On April 23, 2012, Bonhomme Richard replaced USS Essex (LHD 2) as the ESG Strike Group 7 command ship and switched homeports from San Diego to Sasebo, Japan. After six years as the centerpiece of the U.S. Navy amphibious operations in the forward-deployed naval forces, Bonhomme Richard returned to San Diego in May 2018 in a homeport change.
As the crew prepared the ship for decommissioning, members of the team slowly began transferring to new commands across the fleet, leaving a minimal-sized crew aboard for the decommissioning ceremony.

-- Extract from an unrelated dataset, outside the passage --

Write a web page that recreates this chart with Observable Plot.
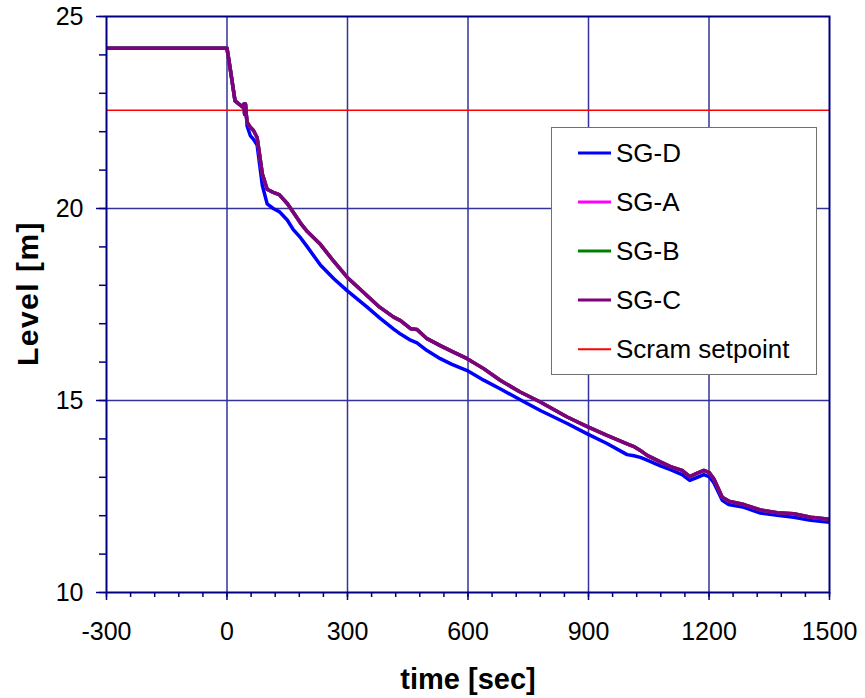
<!DOCTYPE html>
<html>
<head>
<meta charset="utf-8">
<script src="https://cdn.jsdelivr.net/npm/d3@7"></script>
<script src="https://cdn.jsdelivr.net/npm/@observablehq/plot@0.6"></script>
<style>
  body { margin: 0; background: #fff; font-family: "Liberation Sans", Arial, sans-serif; }
  #chart { position: relative; width: 865px; height: 698px; }
  .legend { position: absolute; left: 551px; top: 127px; width: 264px; height: 246px;
            border: 1.5px solid #707070; background: #fff; }
  .row { position: relative; height: 49.2px; }
  .row .sw { position: absolute; left: 26px; top: 50%; width: 33px; transform: translateY(-50%); }
  .row span { position: absolute; left: 64px; top: 50%; transform: translateY(-50%);
              font-size: 26px; line-height: 1; color: #000; white-space: nowrap; }
</style>
</head>
<body>
<div id="chart"></div>
<script>
// Steam generator level transient: time [s] and level [m] for each SG
const time = [-300, 0, 10, 20, 30, 38, 42, 44, 46, 48, 50, 58, 66, 75, 88, 100, 115, 130, 150, 165,
  183, 200, 233, 266, 299, 349, 380, 415, 432, 457, 473, 498, 531, 560, 598, 639, 681, 730, 780, 847,
  897, 946, 996, 1013, 1029, 1046, 1079, 1104, 1133, 1152, 1171, 1187, 1200, 1212, 1233, 1249, 1287,
  1328, 1370, 1411, 1453, 1500];

const sgD = [24.17, 24.17, 23.5, 22.8, 22.72, 22.65, 22.72, 22.45, 22.72, 22.45, 22.15, 21.9, 21.8, 21.65,
  20.6, 20.12, 20.0, 19.92, 19.7, 19.45, 19.24, 19.0, 18.52, 18.17, 17.86, 17.43, 17.15, 16.86, 16.73,
  16.57, 16.5, 16.30, 16.09, 15.94, 15.78, 15.53, 15.3, 15.02, 14.74, 14.4, 14.13, 13.88, 13.59, 13.56,
  13.52, 13.45, 13.30, 13.20, 13.07, 12.92, 13.00, 13.07, 13.02, 12.86, 12.40, 12.29, 12.22, 12.07,
  12.01, 11.96, 11.88, 11.83];

const sgA = [24.17, 24.17, 23.5, 22.8, 22.72, 22.65, 22.72, 22.45, 22.72, 22.45, 22.25, 22.12, 22.03, 21.85,
  20.9, 20.5, 20.42, 20.36, 20.13, 19.9, 19.62, 19.4, 19.06, 18.62, 18.21, 17.73, 17.43, 17.17, 17.08,
  16.87, 16.85, 16.61, 16.43, 16.28, 16.09, 15.83, 15.52, 15.22, 14.96, 14.57, 14.32, 14.09, 13.87, 13.80,
  13.70, 13.57, 13.40, 13.28, 13.18, 13.02, 13.11, 13.18, 13.13, 12.96, 12.48, 12.38, 12.29, 12.15,
  12.08, 12.05, 11.96, 11.91];

const sgB = [24.17, 24.17, 23.5, 22.8, 22.72, 22.65, 22.72, 22.45, 22.72, 22.45, 22.25, 22.12, 22.03, 21.85,
  20.9, 20.5, 20.42, 20.36, 20.13, 19.9, 19.62, 19.4, 19.06, 18.62, 18.21, 17.73, 17.43, 17.17, 17.08,
  16.87, 16.85, 16.61, 16.43, 16.28, 16.09, 15.83, 15.52, 15.22, 14.96, 14.57, 14.32, 14.09, 13.87, 13.80,
  13.70, 13.57, 13.40, 13.28, 13.18, 13.02, 13.11, 13.18, 13.13, 12.96, 12.48, 12.38, 12.29, 12.15,
  12.08, 12.05, 11.96, 11.91];

const sgC = [24.17, 24.17, 23.5, 22.8, 22.72, 22.65, 22.72, 22.45, 22.72, 22.45, 22.25, 22.12, 22.03, 21.85,
  20.9, 20.5, 20.42, 20.36, 20.13, 19.9, 19.62, 19.4, 19.06, 18.62, 18.21, 17.73, 17.43, 17.17, 17.08,
  16.87, 16.85, 16.61, 16.43, 16.28, 16.09, 15.83, 15.52, 15.22, 14.96, 14.57, 14.32, 14.09, 13.87, 13.80,
  13.70, 13.57, 13.40, 13.28, 13.18, 13.02, 13.11, 13.18, 13.13, 12.96, 12.48, 12.38, 12.29, 12.15,
  12.08, 12.05, 11.96, 11.91];

const scramSetpoint = 22.56;

const seriesNames = ["SG-D", "SG-A", "SG-B", "SG-C"];
const seriesColors = ["#0000ff", "#ff00ff", "#008000", "#800080"];
const scramLabel = "Scram setpoint";
const scramColor = "#ff0000";

const xTicks = [-300, 0, 300, 600, 900, 1200, 1500];
const xMinorTicks = d3.range(-300, 1501, 60);
const yTicks = [10, 15, 20, 25];
const yMinorTicks = d3.range(10, 26, 1);
const xTitle = "time [sec]";
const yTitle = "Level [m]";

// Long-format rows, drawn in legend order so SG-C ends up on top
const seriesLevels = [sgD, sgA, sgB, sgC];
const rows = seriesNames.flatMap((name, k) =>
  time.map((t, i) => ({ name, t, level: seriesLevels[k][i] })));

const navy = "#000080";
const grid = "#333399";

const chart = Plot.plot({
  width: 865,
  height: 698,
  marginLeft: 106,
  marginRight: 36,
  marginTop: 16,
  marginBottom: 106,
  style: { fontFamily: "'Liberation Sans', Arial, sans-serif", background: "#fff", color: "#000" },
  x: { domain: [-300, 1500] },
  y: { domain: [10, 25] },
  color: { domain: seriesNames, range: seriesColors },
  marks: [
    Plot.ruleX(xTicks.slice(1, -1), { stroke: grid, strokeWidth: 1.5 }),
    Plot.ruleY(yTicks.slice(1, -1), { stroke: grid, strokeWidth: 1.5 }),
    Plot.ruleY([scramSetpoint], { stroke: scramColor, strokeWidth: 1.5 }),
    Plot.line(rows, { x: "t", y: "level", z: "name", stroke: "name", strokeWidth: 3.5,
                      strokeLinejoin: "round", strokeLinecap: "butt" }),
    Plot.frame({ stroke: navy, strokeWidth: 2 }),
    Plot.axisX(xMinorTicks, { tickSize: 5, tickFormat: () => "", stroke: navy, strokeWidth: 1.5, label: null }),
    Plot.axisY(yMinorTicks, { tickSize: 7, tickFormat: () => "", stroke: navy, strokeWidth: 1.5, label: null }),
    Plot.axisX(xTicks, { tickSize: 8, tickPadding: 22, tickFormat: d => `${d}`, fontSize: 25,
                         stroke: navy, strokeWidth: 1.5, fill: "#000", label: null }),
    Plot.axisY(yTicks, { tickSize: 10, tickPadding: 13, tickFormat: d => `${d}`, fontSize: 25,
                         stroke: navy, strokeWidth: 1.5, fill: "#000", label: null }),
    Plot.text([xTitle], { text: d => d, frameAnchor: "bottom", dy: 87, fontSize: 29,
                          textAnchor: "middle", lineAnchor: "middle",
                          fontWeight: "bold", fill: "#000" }),
    Plot.text([yTitle], { text: d => d, frameAnchor: "left", dx: -78, dy: -11, rotate: -90,
                          textAnchor: "middle", lineAnchor: "middle",
                          fontSize: 30, fontWeight: "bold", fill: "#000" })
  ]
});

// Slightly wider tracking on the vertical axis title
d3.select(chart).selectAll("text").filter(function () { return this.textContent === yTitle; })
  .style("letter-spacing", "1.5px");

const host = document.getElementById("chart");
host.appendChild(chart);

// Legend box inside the plot area
const legend = document.createElement("div");
legend.className = "legend";
const entries = seriesNames.map((n, i) => ({ label: n, color: seriesColors[i], width: 3 }))
  .concat([{ label: scramLabel, color: scramColor, width: 1.5 }]);
for (const e of entries) {
  const row = document.createElement("div");
  row.className = "row";
  const sw = document.createElement("div");
  sw.className = "sw";
  sw.style.height = e.width + "px";
  sw.style.background = e.color;
  const span = document.createElement("span");
  span.textContent = e.label;
  row.appendChild(sw);
  row.appendChild(span);
  legend.appendChild(row);
}
host.appendChild(legend);
</script>
</body>
</html>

“As BHR [Bonhomme Richard] Sailors disperse throughout the fleet, take the teamwork, spirit, and unity to your next command,” said Capt. Gregory S. Thoroman, Bonhomme Richard’s commanding officer. “For this crew and what we experienced together is the embodiment of our core values of honor, courage, and commitment. The resiliency I saw—man or woman, seaman and up to our highest ranks, united in our common cause and strength to depend on each other—lived up to my motto of train to fight and fight to win. It has been my honor and absolute privilege to serve as your commanding officer.”
In parting words to his crew, Thoroman left them with some counsel for their futures in the Navy. “If I can leave you with any advice moving forward it is to be true to yourselves, own it, and earn it every single day,” Thoroman said. “There is always something you can do to make your command better. Seek it out. Find it and do it.”